Wednesday, April 23, 2014

The Writer’s Pentathlon

To work off the insane amount of pie I eat, I’ve been swimming for a number of years.  When the pool I use closed for renovation, I started running.  So guys at the gym started saying things like “get a bike and you could do a tri” meaning triathlon.  It is true, but why stop there.  What about the modern pentathlon.

What about the modern pentathlon?  Part of the Olympics since 1912, the event comprises swimming, show jumping, running, fencing and pistols at 10 meters.  Designed around Swedish Military cross-training, it reflected skills an infantryman would need in the field.  Oddly enough, these are probably good skills for a science fiction / fantasy writer to master as well.  Going to the range or picking up a sword changes how you write about such things.  If, however, you go down that path you may decide on a different group of sports altogether.

I’m proposing a post-modern pentathlon, more in tune with 21st century society.  These are the skills a current infantrywriter needs:

Running and swimming (to clear the head and clear out the donuts and Scotch)

Shooting (at some point, your fiction will demand it)

Driving (after your trilogy’s made into a set of feature films, and you retire to a farm in Vermont, you’ll still need to get to the bakery)

Tweeting (it's the new fencing)

My training starts . . . now. 

Tuesday, April 15, 2014

First Review: The Milkman

In Martineck's (Cinco de Mayo) latest novel, Detective Edwin McCallum, assigned the task of finding Geri Vasquez's murderer, is enough of an idealist to want to catch the killer and enough of a realist to realize the system he works in, one in which the world has been divided between three giant corporations, will likely prevent this outcome. Justice does not matter to a post-Buy Up world divided between Ambyr and its rivals BCCA/Hong Kong and India Group; only the bottom line does. Emory Leveski is unfortunate enough to offer the system a cost-effective scapegoat; McCallum knows Leveski is an innocent man but without funds to prove this, seemingly helpless to rescue Leveski from the prison hell he is consigned to. The system is about to find out just how far McCallum will go to fulfill the spirit of the law and not the letter. Reminiscent of the novels of Michael Coney, Frederik Pohl and Cyril Kornbluth as well as Terry Gilliam's Brazil, although with less bitter humor and more outrage than those luminaries, the work is a reductio ad absurdum examination of the increasingly corporatized world in which we all live, an impressive demonstration of the author's skills. (May)

Wednesday, April 9, 2014

Enjoyment to the Max

Love taking my eight-year-old Max to hockey games.  The Buffalo Sabres are 21-49-9 this season making them the worst team in the conference and arguably the worst team in the league.  None of that makes any difference to Max.
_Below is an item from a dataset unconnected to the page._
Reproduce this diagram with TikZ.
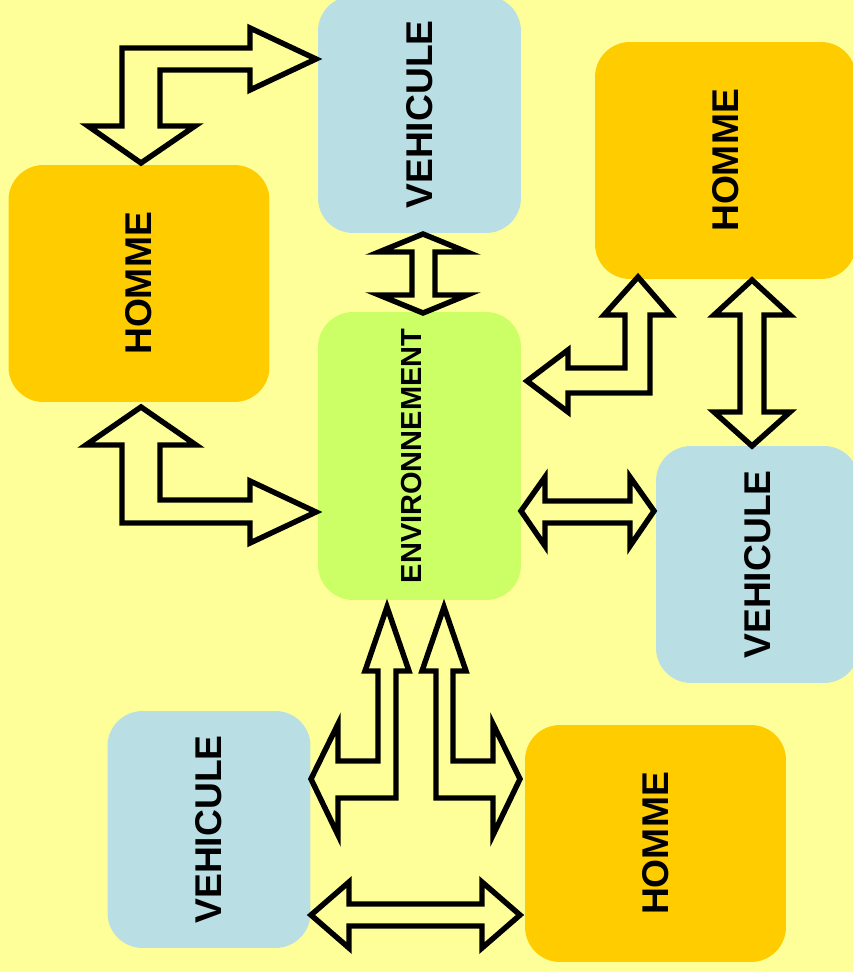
\documentclass[tikz,border=0pt]{standalone}
\usepackage{fontspec}
\setmainfont{Liberation Sans}
\definecolor{fondjaune}{HTML}{FFFF99}
\definecolor{orangeh}{HTML}{FFCC00}
\definecolor{bleuv}{HTML}{B9DFE4}
\definecolor{vertenv}{HTML}{CCFF66}
\tikzset{
    bloc/.style={rounded corners=0.7cm, inner sep=0pt, rotate=90,
        font=\bfseries\fontsize{21.2}{24}\selectfont},
    homme/.style={bloc, fill=orangeh, minimum width=4.74cm, minimum height=5.22cm},
    vehicule/.style={bloc, fill=bleuv, minimum width=4.74cm, minimum height=4.06cm},
    envbox/.style={bloc, fill=vertenv, minimum width=5.76cm, minimum height=4.06cm,
        font=\bfseries\fontsize{16.5}{18}\selectfont},
    grossefleche/.style={draw=black, fill=fondjaune, line width=3.1pt, line join=miter}
}
\begin{document}
\begin{tikzpicture}[x=0.02cm,y=-0.02cm]
        \useasboundingbox (0,0) rectangle (853,972);
        \clip (0,0) rectangle (853,972);
        \fill[fondjaune] (0,0) rectangle (853,972);
        %% boxes
        \node[vehicule] (vehhaut) at (419.5,114.5) {VEHICULE};
        \node[homme]    (hommegauche) at (139,283.5) {HOMME};
        \node[envbox]   (env) at (419.5,456) {\raisebox{4.5pt}[\height][\depth]{ENVIRONNEMENT}};
        \node[homme]    (hommedroite) at (725.5,160.5) {HOMME};
        \node[vehicule] (vehdroite) at (757.5,564.5) {VEHICULE};
        \node[vehicule] (vehbas) at (209,829.5) {VEHICULE};
        \node[homme]    (hommebas) at (655.5,843.5) {HOMME};
        %% homme gauche <-> vehicule haut
        \draw[grossefleche] (122,48) -- (250,48) -- (250,28) -- (316,59) -- (250,90) -- (250,70)
            -- (160,70) -- (160,126) -- (195,126) -- (141,163) -- (88,126) -- (122,126) -- cycle;
        %% homme gauche <-> environnement
        \draw[grossefleche] (141,407) -- (196,445) -- (160,445) -- (160,500) -- (250,500) -- (250,481)
            -- (316,512) -- (250,543) -- (250,523) -- (122,523) -- (122,445) -- (86,445) -- cycle;
        %% vehicule haut <-> environnement
        \draw[grossefleche] (423,234) -- (467,252) -- (435,252) -- (435,295) -- (467,295) -- (423,313)
            -- (379,295) -- (412,295) -- (412,252) -- (379,252) -- cycle;
        %% homme droite <-> environnement
        \draw[grossefleche] (638,277) -- (671,315) -- (650,315) -- (650,393) -- (568,393) -- (568,412)
            -- (527,381) -- (568,350) -- (568,368) -- (625,368) -- (625,315) -- (604,315) -- cycle;
        %% homme droite <-> vehicule droite
        \draw[grossefleche] (752,280) -- (790,315) -- (764,315) -- (764,412) -- (790,412) -- (752,446)
            -- (714,412) -- (740,412) -- (740,315) -- (714,315) -- cycle;
        %% environnement <-> vehicule droite
        \draw[grossefleche] (521,511) -- (545,477) -- (545,501) -- (630,501) -- (630,477) -- (654,511)
            -- (630,546) -- (630,523) -- (545,523) -- (545,546) -- cycle;
        %% environnement <-> vehicule bas
        \draw[grossefleche] (387,607) -- (409,671) -- (396,671) -- (396,798) -- (338,798) -- (338,835)
            -- (311,779) -- (338,724) -- (338,761) -- (378,761) -- (378,671) -- (365,671) -- cycle;
        %% environnement <-> homme bas
        \draw[grossefleche] (444,607) -- (466,671) -- (453,671) -- (453,761) -- (493,761) -- (493,724)
            -- (520,779) -- (493,835) -- (493,798) -- (436,798) -- (436,671) -- (422,671) -- cycle;
        %% vehicule bas <-> homme bas
        \draw[grossefleche] (311,915) -- (349,882) -- (349,904) -- (482,904) -- (482,882) -- (520,915)
            -- (482,948) -- (482,926) -- (349,926) -- (349,948) -- cycle;
    \end{tikzpicture}
\end{document}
He likes parking and walking under the Thruway.  He likes walking past all the construction going on, with the super-tall cranes and skeletal building forms.  “You can see right inside!”  He likes escalators but he thinks they should be called “recurring stairs.”  I’m in full agreement.  He likes chairs that can fold up on you.  They’re funny.  Granted, he fits better in them than most fans.  He likes LED light boards and ribbons, projections on the ice, horns, bells, whistles and even though he’d beg me to changes channels if I tried playing it in the car – organ music at a hockey game is just fine.

He may or may not like the Sabres’ record this year.  I don’t know.  We never discussed it.  We both like that sound the puck makes against the stick ending a really good pass.


Starting now, I’m going to try to Maximize everything I do.  Should be more fun.